After a while of pondering over to even post about my condition, I realized I’m here to help others suffering from long term health conditions whether that be physical or mental health. My journey is the reason I’m blogging today, it’s the reason I’ve learned from mistakes, taken action over my condition, and grown into a more self-aware individual. It is the basis for the knowledge I’ve gained about living with chronic illness. I will admit my nerves around discussing functional disorders, as I’m sure a lot of people are aware there is a stigma attached and a lot of us feel we cant talk about it or even accept it ourselves. Being honest about my journey and the reality of my condition is the only way to help and change opinions on functional conditions. Bring awareness to the reality that these conditions are as debilitating as any other chronic condition. I want to welcome us into a space of acceptance and understanding in the community.

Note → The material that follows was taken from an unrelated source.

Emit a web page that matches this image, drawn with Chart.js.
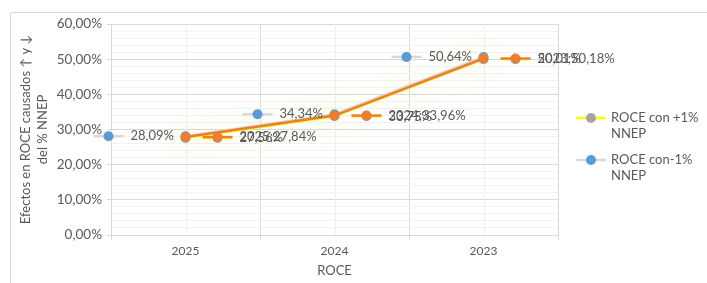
<!DOCTYPE html>
<html>
<head>
<meta charset="utf-8">
<script src="https://cdn.jsdelivr.net/npm/chart.js@4"></script>
<style>
  html, body { margin: 0; padding: 0; background: #fff; }
  #wrap { position: relative; width: 707px; height: 283px; overflow: hidden; }
  #frame { position: absolute; left: 10px; top: 12px; width: 720px; height: 300px; border: 1px solid #D9D9D9; }
  canvas { position: absolute; left: 0; top: 0; }
</style>
</head>
<body>
<div id="wrap">
  <div id="frame"></div>
  <canvas id="roceChart" width="707" height="283"></canvas>
</div>
<script>
// categories and series (percent values)
const categories = ['2025', '2024', '2023'];
const rocePlus = [27.56, 33.75, 50.01];   // ROCE con +1% NNEP
const roceMinus = [28.09, 34.34, 50.64];  // ROCE con-1% NNEP
const roceBase = [27.84, 33.96, 50.18];   // ROCE
const yTicks = { min: 0, max: 60, major: 10, minor: 2 };

const TEXT = '#595959';
const FONT = 'Lato, "Open Sans", sans-serif';

const fmt = v => v.toFixed(2).replace('.', ',') + '%';

// small line + dot used as legend key inside the data labels
function drawKey(ctx, cx, cy, lineColor, dotColor) {
  ctx.save();
  ctx.strokeStyle = lineColor;
  ctx.lineWidth = 2.5;
  ctx.beginPath();
  ctx.moveTo(cx - 15, cy);
  ctx.lineTo(cx + 15, cy);
  ctx.stroke();
  ctx.fillStyle = dotColor;
  ctx.beginPath();
  ctx.arc(cx, cy, 5, 0, Math.PI * 2);
  ctx.fill();
  ctx.restore();
}

// lighter vertical lines through the category centres
const minorGrid = {
  id: 'minorGrid',
  beforeDatasetsDraw(chart) {
    const { ctx, chartArea, scales: { x } } = chart;
    ctx.save();
    ctx.strokeStyle = '#EFEFEF';
    ctx.lineWidth = 1;
    categories.forEach((c, i) => {
      const px = Math.round(x.getPixelForValue(i)) + 0.5;
      ctx.beginPath();
      ctx.moveTo(px, chartArea.top);
      ctx.lineTo(px, chartArea.bottom);
      ctx.stroke();
    });
    ctx.restore();
  }
};

// soft glow behind the yellow line
const glow = {
  id: 'glow',
  beforeDatasetDraw(chart, args) {
    if (args.index !== 0) return;
    chart.ctx.save();
    chart.ctx.shadowColor = 'rgba(215, 232, 120, 0.75)';
    chart.ctx.shadowBlur = 30;
  },
  afterDatasetDraw(chart, args) {
    if (args.index !== 0) return;
    chart.ctx.restore();
  }
};

// data labels with legend keys
const dataLabels = {
  id: 'dataLabels',
  afterDatasetsDraw(chart) {
    const { ctx, scales: { x, y } } = chart;
    ctx.save();
    ctx.font = '13px ' + FONT;
    ctx.fillStyle = TEXT;
    ctx.textBaseline = 'middle';
    categories.forEach((cat, i) => {
      const px = x.getPixelForValue(i);

      let py = y.getPixelForValue(roceMinus[i]);
      drawKey(ctx, px - 77, py, '#D9D9D9', '#5B9BD5');
      ctx.fillText(fmt(roceMinus[i]), px - 55, py);

      py = y.getPixelForValue(rocePlus[i]);
      drawKey(ctx, px + 32, py, '#FFFF00', '#A5A5A5');
      ctx.fillText(fmt(rocePlus[i]), px + 54, py);

      py = y.getPixelForValue(roceBase[i]);
      drawKey(ctx, px + 32, py, '#ED7D31', '#ED7D31');
      ctx.fillText(cat + ';' + fmt(roceBase[i]), px + 54, py);
    });
    ctx.restore();
  }
};

// legend on the right, two-line labels
const sideLegend = {
  id: 'sideLegend',
  afterDraw(chart) {
    const ctx = chart.ctx;
    const items = [
      { lines: ['ROCE con +1%', 'NNEP'], line: '#FFFF00', dot: '#A5A5A5', y: 118 },
      { lines: ['ROCE con-1%', 'NNEP'], line: '#D9D9D9', dot: '#5B9BD5', y: 160 }
    ];
    ctx.save();
    ctx.font = '13px ' + FONT;
    ctx.fillStyle = TEXT;
    ctx.textBaseline = 'middle';
    items.forEach(it => {
      drawKey(ctx, 591, it.y, it.line, it.dot);
      it.lines.forEach((t, k) => ctx.fillText(t, 611, it.y + k * 16));
    });
    ctx.restore();
  }
};

const pointStyle = { pointRadius: 5, pointBorderWidth: 0, borderWidth: 2.5 };

new Chart(document.getElementById('roceChart'), {
  type: 'line',
  data: {
    labels: categories,
    datasets: [
      Object.assign({
        label: 'ROCE con +1% NNEP',
        data: rocePlus,
        borderColor: '#FFFF00',
        backgroundColor: '#A5A5A5',
        pointBackgroundColor: '#A5A5A5',
        order: 1
      }, pointStyle),
      Object.assign({
        label: 'ROCE con-1% NNEP',
        data: roceMinus,
        borderColor: '#D9D9D9',
        backgroundColor: '#5B9BD5',
        pointBackgroundColor: '#5B9BD5',
        order: 2
      }, pointStyle),
      Object.assign({
        label: 'ROCE',
        data: roceBase,
        borderColor: '#ED7D31',
        backgroundColor: '#ED7D31',
        pointBackgroundColor: '#ED7D31',
        order: 0
      }, pointStyle)
    ]
  },
  options: {
    responsive: false,
    animation: false,
    layout: { padding: { left: 0, top: 24, right: 149, bottom: 0 } },
    plugins: {
      legend: { display: false },
      tooltip: { enabled: false }
    },
    scales: {
      x: {
        offset: true,
        grid: { offset: true, color: '#D9D9D9', tickColor: '#D9D9D9', tickLength: 5 },
        border: { color: '#D9D9D9' },
        ticks: { color: TEXT, font: { family: FONT, size: 12 }, padding: 4 },
        title: {
          display: true, text: 'ROCE', color: TEXT,
          font: { family: FONT, size: 13 }, padding: { top: 0, bottom: 4 }
        },
        afterFit(s) { s.height = 48; }
      },
      y: {
        min: yTicks.min,
        max: yTicks.max,
        grid: {
          color: c => (c.tick && c.tick.value % yTicks.major === 0) ? '#D9D9D9' : '#F2F2F2',
          tickColor: c => (c.tick && c.tick.value % yTicks.major === 0) ? '#D9D9D9' : 'rgba(0,0,0,0)',
          tickLength: 4
        },
        border: { color: '#D9D9D9' },
        ticks: {
          stepSize: yTicks.minor,
          autoSkip: false,
          color: TEXT,
          font: { family: FONT, size: 13.5 },
          padding: 5,
          callback: v => (v % yTicks.major === 0) ? fmt(v) : ''
        },
        title: {
          display: true,
          text: ['Efectos en ROCE causados \u2191 y \u2193', 'del % NNEP'],
          color: TEXT,
          font: { family: FONT, size: 13, lineHeight: '17px' },
          padding: { top: 17, bottom: 0 }
        },
        afterFit(s) { s.width = 111; }
      }
    }
  },
  plugins: [minorGrid, glow, dataLabels, sideLegend]
});
</script>
</body>
</html>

A short snippet of my journey
I became ill at age 12, I was diagnosed with multiple stomach infections and gastro trouble, but over the next few years developed more concerning symptoms, I started with long-lasting fatigue, weight loss, loss of appetite, loose stools and a lot of anxiety and depression. Doctors said I needed a psychologist and being a teenager I hated the idea of believing this was all mental. In truth it certainly was not, this was far more than depression, I was experiencing fainting and spaced out episodes also. I was deteriorating rapidly, I missed out on school and rebelled with my emo style and hated pretty much everything and anyone, especially doctors. The mental strain was terrible, I couldn’t sleep or eat properly and everyone wanted answers but every doctor had a different idea. I was diagnosed with gastro reflux disease and irritable bowel syndrome by the age of 16, but every other symptom seemed unclear. This is a familiar story with FND sufferers it can take years to diagnose and there are still plenty of doctors who refuse to see it as a real illness at all.
As I began to refuse drugs and seeing doctors altogether, up to 18 I was symptomatic every day, but I hid everything to the outside world, it felt like not one person understood, I couldn’t get help to study without a solid diagnosis, I dropped college and could not even manage a few hours charity works. Hitting rock bottom, I was extremely low in weight, still not sleeping, and ignoring my body, because it just felt like the enemy, and over several years I had enough of doctors, tests, and people telling me all I needed was a psychologist.
A few thoughts on FND Blog series
To finish this section of my journey, before everything is about to change for me at age 18. There was a young woman with a troubled life, in denial of my mental health. How I perceived my illness only contributed to more hate and pain towards myself. Although back then there were plenty of doctors who should be held accountable for misdiagnosis and the most painful words that included ‘there is nothing wrong with you’.
The next three years went further into a downward spiral, that left me dependant and wheelchair-bound, in part 2 I will account for these further experiences. But there is light at the end of the tunnel as this blog will show.
I welcome discussion on this post, please leave a comment if you are a sufferer of FND , experienced similar issues with diagnosis, or even have a question for FND sufferers?
My message is to welcome functional patients into the community and dispel some of the myths surrounding it.